Thanks for sending the patch. Few comments below.

On 13/08/2020 10:07, cfontain@redhat.com wrote:
> From: Christophe Fontaine <cfontain@redhat.com>
> 
> ALB_ACCEPTABLE_IMPROVEMENT and ALB_PMD_LOAD_THRESHOLD default values
> can be overriden with "pmd-auto-lb-acc-improvement" and "pmd-auto-lb-threshold".
> 
> Default values may not be suitable for all use cases, and we may want to
> experiment a more (or less) aggressive rebalance, either on the threshold
> (ie CPU usage which triggers a rebalance) or on the acceptable improvement
> (ie if the new queue assignation will be applied or discarded).
> 
> $ ovs-vsctl set open_vswitch . other_config:pmd-auto-lb-acc-improvement=20
> $ ovs-vsctl set open_vswitch . other_config:pmd-auto-lb-threshold=70
> 

Naming is hard. Trying to think what is a good name for a user not
familiar with the internals...

How about something like,
pmd-auto-lb-variance/pmd-auto-lb-improvement/pmd-auto-lb-var-improvement
and pmd-auto-lb-cpu. Just suggestions, there could be better names.

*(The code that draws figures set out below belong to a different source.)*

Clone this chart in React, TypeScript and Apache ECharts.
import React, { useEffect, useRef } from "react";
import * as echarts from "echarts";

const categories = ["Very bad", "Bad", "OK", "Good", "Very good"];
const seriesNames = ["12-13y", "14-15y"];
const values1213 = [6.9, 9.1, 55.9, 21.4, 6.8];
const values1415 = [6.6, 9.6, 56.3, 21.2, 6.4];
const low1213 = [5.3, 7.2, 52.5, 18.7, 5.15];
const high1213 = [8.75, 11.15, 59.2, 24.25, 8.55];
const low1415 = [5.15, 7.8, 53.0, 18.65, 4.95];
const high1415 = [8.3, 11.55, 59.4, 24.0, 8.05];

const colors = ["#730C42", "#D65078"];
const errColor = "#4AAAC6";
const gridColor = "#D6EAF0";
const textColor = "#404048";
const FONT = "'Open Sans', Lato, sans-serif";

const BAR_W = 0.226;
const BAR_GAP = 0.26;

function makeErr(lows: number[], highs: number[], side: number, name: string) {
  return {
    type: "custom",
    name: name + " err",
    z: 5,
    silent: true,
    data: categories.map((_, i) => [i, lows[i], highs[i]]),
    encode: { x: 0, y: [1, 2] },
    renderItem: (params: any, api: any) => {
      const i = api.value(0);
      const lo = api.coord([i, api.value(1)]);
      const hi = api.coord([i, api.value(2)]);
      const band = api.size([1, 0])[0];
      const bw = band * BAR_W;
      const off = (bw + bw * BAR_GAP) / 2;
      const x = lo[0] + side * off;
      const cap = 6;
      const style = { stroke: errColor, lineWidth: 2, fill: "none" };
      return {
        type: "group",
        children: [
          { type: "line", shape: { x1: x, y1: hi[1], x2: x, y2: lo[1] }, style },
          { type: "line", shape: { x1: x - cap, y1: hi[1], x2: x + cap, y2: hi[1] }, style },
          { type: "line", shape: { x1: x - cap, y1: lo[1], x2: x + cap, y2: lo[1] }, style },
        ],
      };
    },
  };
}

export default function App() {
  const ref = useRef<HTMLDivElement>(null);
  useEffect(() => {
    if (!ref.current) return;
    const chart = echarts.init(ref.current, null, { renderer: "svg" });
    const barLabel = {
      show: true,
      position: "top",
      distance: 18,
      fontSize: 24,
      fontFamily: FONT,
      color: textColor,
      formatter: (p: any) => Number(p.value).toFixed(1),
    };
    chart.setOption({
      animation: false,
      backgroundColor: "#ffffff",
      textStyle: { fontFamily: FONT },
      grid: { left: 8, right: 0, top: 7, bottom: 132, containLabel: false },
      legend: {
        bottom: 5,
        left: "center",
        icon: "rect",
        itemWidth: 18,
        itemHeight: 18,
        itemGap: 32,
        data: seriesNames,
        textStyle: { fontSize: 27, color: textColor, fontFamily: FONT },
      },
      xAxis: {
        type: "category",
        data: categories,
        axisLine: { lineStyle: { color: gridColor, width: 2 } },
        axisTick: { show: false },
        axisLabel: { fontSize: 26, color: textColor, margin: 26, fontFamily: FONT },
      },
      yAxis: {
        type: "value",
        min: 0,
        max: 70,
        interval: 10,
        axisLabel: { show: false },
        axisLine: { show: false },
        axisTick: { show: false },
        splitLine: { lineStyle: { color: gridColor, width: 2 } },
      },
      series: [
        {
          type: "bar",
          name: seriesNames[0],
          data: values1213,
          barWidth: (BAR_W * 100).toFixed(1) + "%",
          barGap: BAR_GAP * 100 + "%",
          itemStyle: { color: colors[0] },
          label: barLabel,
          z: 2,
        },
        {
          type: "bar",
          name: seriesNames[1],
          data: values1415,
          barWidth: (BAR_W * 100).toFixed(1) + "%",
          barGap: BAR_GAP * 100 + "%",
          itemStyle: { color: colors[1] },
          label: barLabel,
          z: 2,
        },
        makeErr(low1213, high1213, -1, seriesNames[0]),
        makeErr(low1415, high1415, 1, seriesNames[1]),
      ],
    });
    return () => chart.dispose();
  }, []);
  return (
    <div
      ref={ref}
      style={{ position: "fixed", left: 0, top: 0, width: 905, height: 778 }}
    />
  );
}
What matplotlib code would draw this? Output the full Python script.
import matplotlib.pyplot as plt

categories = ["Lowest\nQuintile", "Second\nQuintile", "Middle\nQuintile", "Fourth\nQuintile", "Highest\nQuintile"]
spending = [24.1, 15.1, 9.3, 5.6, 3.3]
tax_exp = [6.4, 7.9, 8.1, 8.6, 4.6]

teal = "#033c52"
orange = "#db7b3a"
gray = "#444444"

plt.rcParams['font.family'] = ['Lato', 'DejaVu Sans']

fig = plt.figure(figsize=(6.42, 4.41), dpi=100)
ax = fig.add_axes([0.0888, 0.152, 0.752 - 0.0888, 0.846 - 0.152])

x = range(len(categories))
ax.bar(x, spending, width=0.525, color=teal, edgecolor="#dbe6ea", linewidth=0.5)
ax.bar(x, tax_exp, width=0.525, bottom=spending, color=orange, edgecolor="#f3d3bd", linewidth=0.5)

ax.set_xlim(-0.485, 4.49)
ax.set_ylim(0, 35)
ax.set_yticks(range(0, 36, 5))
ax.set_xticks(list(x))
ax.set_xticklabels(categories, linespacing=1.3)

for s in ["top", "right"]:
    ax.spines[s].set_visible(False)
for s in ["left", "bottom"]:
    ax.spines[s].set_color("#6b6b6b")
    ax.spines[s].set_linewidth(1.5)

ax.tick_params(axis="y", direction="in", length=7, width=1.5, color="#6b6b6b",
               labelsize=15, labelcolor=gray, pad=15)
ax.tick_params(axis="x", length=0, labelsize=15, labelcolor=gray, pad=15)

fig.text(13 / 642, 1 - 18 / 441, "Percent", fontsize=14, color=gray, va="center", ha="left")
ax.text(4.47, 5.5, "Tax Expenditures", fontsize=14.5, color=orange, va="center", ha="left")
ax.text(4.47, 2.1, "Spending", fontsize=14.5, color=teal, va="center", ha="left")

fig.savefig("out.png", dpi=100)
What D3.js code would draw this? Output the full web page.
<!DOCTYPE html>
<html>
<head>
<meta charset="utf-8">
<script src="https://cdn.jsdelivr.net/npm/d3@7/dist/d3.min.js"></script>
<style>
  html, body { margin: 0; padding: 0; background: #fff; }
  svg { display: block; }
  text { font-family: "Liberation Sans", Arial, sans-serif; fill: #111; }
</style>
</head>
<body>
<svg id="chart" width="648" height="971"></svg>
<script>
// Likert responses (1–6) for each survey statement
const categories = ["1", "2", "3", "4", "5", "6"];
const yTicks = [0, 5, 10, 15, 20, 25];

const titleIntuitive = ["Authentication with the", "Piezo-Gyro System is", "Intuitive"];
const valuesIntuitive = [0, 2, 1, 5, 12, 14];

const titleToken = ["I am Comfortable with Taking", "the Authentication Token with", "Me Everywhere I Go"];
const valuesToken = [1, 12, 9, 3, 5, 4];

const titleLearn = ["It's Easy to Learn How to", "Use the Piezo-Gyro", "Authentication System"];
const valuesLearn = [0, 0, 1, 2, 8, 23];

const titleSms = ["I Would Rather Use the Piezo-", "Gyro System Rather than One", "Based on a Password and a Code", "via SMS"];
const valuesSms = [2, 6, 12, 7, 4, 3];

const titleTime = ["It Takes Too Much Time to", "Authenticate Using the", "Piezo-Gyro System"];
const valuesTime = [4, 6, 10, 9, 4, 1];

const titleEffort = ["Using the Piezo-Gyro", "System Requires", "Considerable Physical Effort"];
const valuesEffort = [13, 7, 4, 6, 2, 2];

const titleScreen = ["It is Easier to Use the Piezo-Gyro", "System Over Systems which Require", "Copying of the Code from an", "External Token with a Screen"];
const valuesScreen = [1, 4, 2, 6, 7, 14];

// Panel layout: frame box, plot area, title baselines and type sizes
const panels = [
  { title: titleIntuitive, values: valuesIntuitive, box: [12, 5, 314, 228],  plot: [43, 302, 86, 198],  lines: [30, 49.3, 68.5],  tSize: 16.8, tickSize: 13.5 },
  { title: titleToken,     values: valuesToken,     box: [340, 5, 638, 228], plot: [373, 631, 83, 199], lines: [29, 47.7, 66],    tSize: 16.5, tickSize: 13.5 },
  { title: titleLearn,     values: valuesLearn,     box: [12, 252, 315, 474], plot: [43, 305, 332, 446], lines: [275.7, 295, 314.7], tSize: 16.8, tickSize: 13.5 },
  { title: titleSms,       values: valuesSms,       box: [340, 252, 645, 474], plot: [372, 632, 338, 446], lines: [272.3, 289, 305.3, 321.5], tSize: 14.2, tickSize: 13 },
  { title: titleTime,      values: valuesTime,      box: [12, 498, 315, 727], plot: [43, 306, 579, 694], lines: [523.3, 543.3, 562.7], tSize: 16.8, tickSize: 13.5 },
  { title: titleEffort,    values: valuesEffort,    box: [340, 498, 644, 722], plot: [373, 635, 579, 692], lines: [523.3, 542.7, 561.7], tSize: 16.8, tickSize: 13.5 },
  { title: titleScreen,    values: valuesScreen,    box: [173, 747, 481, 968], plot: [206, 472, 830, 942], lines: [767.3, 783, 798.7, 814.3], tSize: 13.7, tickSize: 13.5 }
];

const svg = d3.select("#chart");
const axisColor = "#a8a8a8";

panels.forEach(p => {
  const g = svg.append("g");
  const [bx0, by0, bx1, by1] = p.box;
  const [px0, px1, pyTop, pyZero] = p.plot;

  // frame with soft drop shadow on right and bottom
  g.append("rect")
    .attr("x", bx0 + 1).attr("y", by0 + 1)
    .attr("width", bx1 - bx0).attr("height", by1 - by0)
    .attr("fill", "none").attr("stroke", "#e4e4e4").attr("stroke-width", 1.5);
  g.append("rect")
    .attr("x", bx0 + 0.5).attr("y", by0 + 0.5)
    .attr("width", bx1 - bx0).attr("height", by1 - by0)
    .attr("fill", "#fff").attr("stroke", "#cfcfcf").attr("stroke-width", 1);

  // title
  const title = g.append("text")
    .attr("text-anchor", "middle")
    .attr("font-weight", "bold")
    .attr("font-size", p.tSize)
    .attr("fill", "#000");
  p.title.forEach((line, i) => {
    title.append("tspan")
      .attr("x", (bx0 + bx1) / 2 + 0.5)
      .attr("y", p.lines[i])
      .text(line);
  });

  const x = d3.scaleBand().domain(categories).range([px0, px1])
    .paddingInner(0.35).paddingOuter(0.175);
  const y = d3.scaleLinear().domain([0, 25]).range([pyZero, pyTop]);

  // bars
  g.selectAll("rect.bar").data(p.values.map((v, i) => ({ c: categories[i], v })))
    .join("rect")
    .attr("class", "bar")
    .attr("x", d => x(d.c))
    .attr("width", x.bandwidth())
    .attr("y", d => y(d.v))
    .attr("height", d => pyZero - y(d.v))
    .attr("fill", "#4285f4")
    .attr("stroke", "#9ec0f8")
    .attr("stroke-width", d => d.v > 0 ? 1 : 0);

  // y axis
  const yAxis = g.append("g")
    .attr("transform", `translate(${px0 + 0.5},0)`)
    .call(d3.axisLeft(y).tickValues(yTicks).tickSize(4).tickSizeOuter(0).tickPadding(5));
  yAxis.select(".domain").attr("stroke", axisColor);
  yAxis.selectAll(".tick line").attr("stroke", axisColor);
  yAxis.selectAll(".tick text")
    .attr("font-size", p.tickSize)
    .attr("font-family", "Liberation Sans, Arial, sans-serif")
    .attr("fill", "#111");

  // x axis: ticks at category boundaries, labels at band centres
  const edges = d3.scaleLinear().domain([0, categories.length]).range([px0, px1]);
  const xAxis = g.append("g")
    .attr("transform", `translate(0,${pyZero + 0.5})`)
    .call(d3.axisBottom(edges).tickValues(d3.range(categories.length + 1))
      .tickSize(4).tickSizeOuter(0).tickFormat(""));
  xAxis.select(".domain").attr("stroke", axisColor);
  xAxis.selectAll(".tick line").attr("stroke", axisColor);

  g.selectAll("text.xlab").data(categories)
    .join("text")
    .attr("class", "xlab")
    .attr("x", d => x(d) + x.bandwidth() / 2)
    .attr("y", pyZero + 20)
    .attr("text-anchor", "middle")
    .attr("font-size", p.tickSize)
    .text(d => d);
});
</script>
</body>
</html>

> Signed-off-by: Christophe Fontaine <cfontain@redhat.com>
> ---
>  lib/dpif-netdev.c    | 12 ++++++++++--
>  vswitchd/vswitch.xml | 28 +++++++++++++++++++++++++++-
>  2 files changed, 37 insertions(+), 3 deletions(-)
> 
> diff --git a/lib/dpif-netdev.c b/lib/dpif-netdev.c
> index 02df8f11e..b981706b5 100644
> --- a/lib/dpif-netdev.c
> +++ b/lib/dpif-netdev.c
> @@ -300,6 +300,8 @@ struct pmd_auto_lb {
>      bool is_enabled;            /* Current status of Auto load balancing. */
>      uint64_t rebalance_intvl;
>      uint64_t rebalance_poll_timer;
> +    uint64_t rebalance_acc_improvement;

> +    uint64_t rebalance_threshold;

afaict, this one is being accessed in main and pmd threads and should be
type atomic.

>  };
>  
>  /* Datapath based on the network device interface from netdev.h.
> @@ -4346,6 +4348,12 @@ dpif_netdev_set_config(struct dpif *dpif, const struct smap *other_config)
>          pmd_alb->rebalance_intvl = rebalance_intvl;
>      }
>  
> +    pmd_alb->rebalance_acc_improvement = smap_get_int(other_config,
> +                "pmd-auto-lb-acc-improvement", ALB_ACCEPTABLE_IMPROVEMENT);
> +
> +    pmd_alb->rebalance_threshold = smap_get_int(other_config,
> +                "pmd-auto-lb-threshold", ALB_PMD_LOAD_THRESHOLD);

You could check if these have increased (see other args above) and if
so, clear the pmd_overloaded for each pmd (like in
https://github.com/openvswitch/ovs/blob/master/lib/dpif-netdev.c#L5657).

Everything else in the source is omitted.